I have for long time just been laughing of this story, but recently I realized what the mechanisms behind are. Every culture has some idiosyncrasies – in Denmark the law of Jante has for a long time been the biggest designer of glass ceilings. In Asia, I guess you can say the notion of loyalty has sourced an enormous power to the companies, who in some cases literally are working their employees to death. In Malawi its: “Its never my fault” This conception is so strong with some people; the manager actually believed he could convince the owner that magic was the cause and he was not to blame at all.
As I wrote in an earlier post “the Mua Mission” people from outside or strangers cannot possible know what’s best for you, the village, the community or even the Country.

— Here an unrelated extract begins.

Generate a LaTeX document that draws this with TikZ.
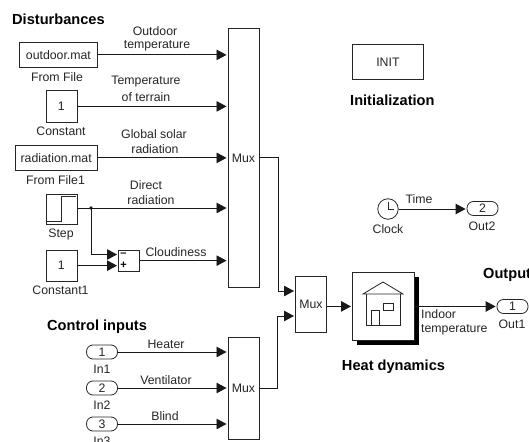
\documentclass[tikz,border=0pt]{standalone}
\usepackage{fontspec}
\setmainfont{Liberation Sans}
\usetikzlibrary{arrows.meta,calc}
\tikzset{
 x=1pt,y=-1pt,
 blk/.style={draw=black!85,line width=0.8pt,fill=white,inner sep=0pt,font=\fontsize{12.3}{14}\selectfont,text=black!85,anchor=north west},
 port/.style={blk,rounded corners=6.5pt,minimum width=31pt,minimum height=14pt,anchor=center},
 lab/.style={inner sep=0pt,font=\fontsize{12.3}{14}\selectfont,text=black!85},
 head/.style={inner sep=0pt,font=\fontsize{14.6}{17}\bfseries\selectfont,text=black},
 wire/.style={draw=black!90,line width=0.9pt,-{Triangle[length=10pt,width=10.5pt]},shorten >=1pt},
 pic/.style={draw=black!85,line width=0.8pt}
}
\begin{document}
\begin{tikzpicture}
\useasboundingbox (0,0) rectangle (529,441);
% blocks
\node[blk,minimum width=78pt,minimum height=25pt] (outd) at (19,42) {outdoor.mat};
\node[blk,minimum width=31pt,minimum height=31pt] (c0) at (45.5,90.5) {1};
\node[blk,minimum width=82.5pt,minimum height=25pt] (rad) at (14.5,145) {radiation.mat};
\node[blk,minimum width=31pt,minimum height=30pt] (step) at (45.5,194) {};
\node[blk,minimum width=31pt,minimum height=30.5pt] (c1) at (45.5,250) {1};
\node[blk,minimum width=21pt,minimum height=20.5pt] (sum) at (118,250) {};
\node[blk,minimum width=31pt,minimum height=259pt] (mA) at (227.5,28) {Mux};
\node[blk,minimum width=31pt,minimum height=102pt] (mB) at (227.5,337) {Mux};
\node[blk,minimum width=31pt,minimum height=56pt] (mC) at (295,276) {Mux};
\node[blk,minimum width=71pt,minimum height=35pt] (init) at (352,44) {INIT};
\node[port] (in1) at (102,352) {1};
\node[port] (in2) at (102,388) {2};
\node[port] (in3) at (102,424) {3};
\node[port] (out1) at (512.5,306.5) {1};
\node[port] (out2) at (482.5,208.5) {2};
\fill[black] (357,277) rectangle (419,345);
\node[blk,minimum width=62pt,minimum height=68pt] (heat) at (352,272) {};
\node[draw=black!85,line width=0.8pt,circle,minimum size=20.5pt,inner sep=0pt,fill=white] (clk) at (388,209) {};
\coordinate (jn) at (91,208);
\fill[black!90] (jn) circle (1.8pt);
% icons
\draw[pic] (46,221) -- (61,221) -- (61,196) -- (76,196);
\draw[pic] (383,282) -- (403,294) -- (363,294) -- cycle;
\draw[pic] (366.5,294) -- (366.5,325) -- (400,325) -- (400,294);
\draw[pic] (371,325) -- (371,310) -- (379,310) -- (379,325);
\draw[pic] (383,303) rectangle (393.5,310);
\draw[pic] (388,202) -- (388,209) -- (394,209);
\node[inner sep=0pt,font=\fontsize{11}{12}\bfseries\selectfont,text=black] (sm) at (123.5,255) {–};
\node[inner sep=0pt,font=\fontsize{11}{12}\bfseries\selectfont,text=black] (sp) at (123.5,265.5) {+};
% wires
\draw[wire] (outd.east) -- (mA.west |- outd.east);
\draw[wire] (c0.east) -- (mA.west |- c0.east);
\draw[wire] (rad.east) -- (mA.west |- rad.east);
\draw[wire] (step.east |- jn) -- (mA.west |- jn);
\draw[wire] (jn) |- (sum.west |- 0,254.5);
\draw[wire] (c1.east) -- (sum.west |- c1.east);
\draw[wire] (sum.east) -- (mA.west |- sum.east);
\draw[wire] (in1) -- (mB.west |- in1);
\draw[wire] (in2) -- (mB.west |- in2);
\draw[wire] (in3) -- (mB.west |- in3);
\draw[wire] (mA.east |- 0,157) -| (278,291) -- (mC.west |- 0,291);
\draw[wire] (mB.east |- 0,388) -| (277.5,316) -- (mC.west |- 0,316);
\draw[wire] (mC.east |- heat.west) -- (heat.west);
\draw[wire] (heat.east |- out1) -- (out1.west);
\draw[wire] (clk.east) -- (out2.west |- clk.east);
% labels
\node[head,anchor=west] (hd) at (12,19) {Disturbances};
\node[head,anchor=west] (hc) at (47,327) {Control inputs};
\node[head,anchor=west] (hi) at (350,100) {Initialization};
\node[head,anchor=west] (ho) at (483,275) {Output};
\node[head] (hh) at (393.5,367) {Heat dynamics};
\node[lab] (t1) at (155,31) {Outdoor};
\node[lab] (t2) at (157,46) {temperature};
\node[lab] (t3) at (146,82) {Temperature};
\node[lab] (t4) at (146,97) {of terrain};
\node[lab] (t5) at (154,134) {Global solar};
\node[lab] (t6) at (155,149) {radiation};
\node[lab] (t7) at (146,185) {Direct};
\node[lab] (t8) at (151,200) {radiation};
\node[lab] (t9) at (176,252) {Cloudiness};
\node[lab] (l1) at (57,77) {From File};
\node[lab] (l2) at (61,131) {Constant};
\node[lab] (l3) at (55.5,180) {From File1};
\node[lab] (l4) at (61,234) {Step};
\node[lab] (l5) at (60.5,290) {Constant1};
\node[lab] (l6) at (166,344) {Heater};
\node[lab] (l7) at (166,380) {Ventilator};
\node[lab] (l8) at (165,416) {Blind};
\node[lab] (l9) at (102,369) {In1};
\node[lab] (l10) at (102,405) {In2};
\node[lab] (l11) at (102,441) {In3};
\node[lab] (l12) at (512,324) {Out1};
\node[lab] (l13) at (482,226) {Out2};
\node[lab] (l14) at (388,229) {Clock};
\node[lab] (l15) at (419,199) {Time};
\node[lab,anchor=west] (l16) at (421,314) {Indoor};
\node[lab,anchor=west] (l17) at (421,330) {temperature};
\end{tikzpicture}
\end{document}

I am just wondering: Can this be rooted in “It’s never my fault”? A stranger can’t know a better way to grow maize, because that would mean that I have been doing it wrong all my life. If my harvest fails it’s because of the rains, not because I don’t use that thing called fertilizer.
It’s also the reason why magic and witchdoctors still play a very essential role in all levels of modern Malawi – The witchdoctor has always been able to give reasons and thereby remove any blame from you. The obvious reason is that someone has cast a spell on you – you follow the instruction of the witchdoctor and you can start again on a clean sheet, full of faith that next years harvest will be much better… no evil spell and no fertilizers!
A Danish Girl here had to fire a Gardner because he practically never came to work. He kept asking why he was being fired and didn’t want to acknowledge it was because he failed to show for work. “It’s the others isn’t it – they are talking bad about me and now you are firing me” He kept on and on. A few weeks later he tried kill the other staff by putting rat poison in the ufa (Maize Flour).
I have 2 night guards and I have agreed that it’s ok if one of them sleeps, just as long as the other one is awake and alert. Mr. Moyo – self announced guardian angel, has worked at the house for many years (also guarded Poul when he stayed here) likes to sleep when his on duty. What happened two days ago sparked the inspiration for this post. I woke up around midnight by a loud knocking on the gate; quickly realizing it was the security company on their nightly inspection. The knocking continued and I knew that Mr. Moyo was gone! It took 5 min before he managed to get to the gate and register.
The next day the other guard told me he had encountered 3 men jumping the fence around 3 am when he was on duty. He had managed to scare them off with help from the neighboring guard. It’s quite obvious what happened: One of the guys from the inspection team must have marked the house as an easy target due to sleeping guards. It’s fairly well-known that many guards are crooks, which is why I accept having a sleepy trustworthy guard.
The incident made a talk with Mr. Moyo necessary. He needed to know what would happen if those 3 guys had found him sleeping – there would be a good chance that he wouldn’t have lived to tell about it. After a long serious speech he said out of the blue “eeh, Bwana I was not sleeping”. I was gobsmacked – never anticipated him to contest the obvious: “But but, Mr Moyo it took you 5 min to get to the gate” “eeh, it’s a long way to the gate…” he replied nervously after a while. At that time I was overwhelmed by a sneaking suspicion that I was in over my head. “It normally only takes you 15 seconds to get to the gate – what happened”. An awkward silence surrounded us for seconds: “I was not sleeping”. “That’s fine Mr. Moyo, but what happen – did you not hear them”. Again silent for a long time and he finally just said: “I cannot answer that, but I will work hard”…
I realized I just had to accept that answer – I did sense that he understood the seriousness of the situation that night… I hope!
(Any spelling mistakes are caused by the computer, word or wordpress…not me!)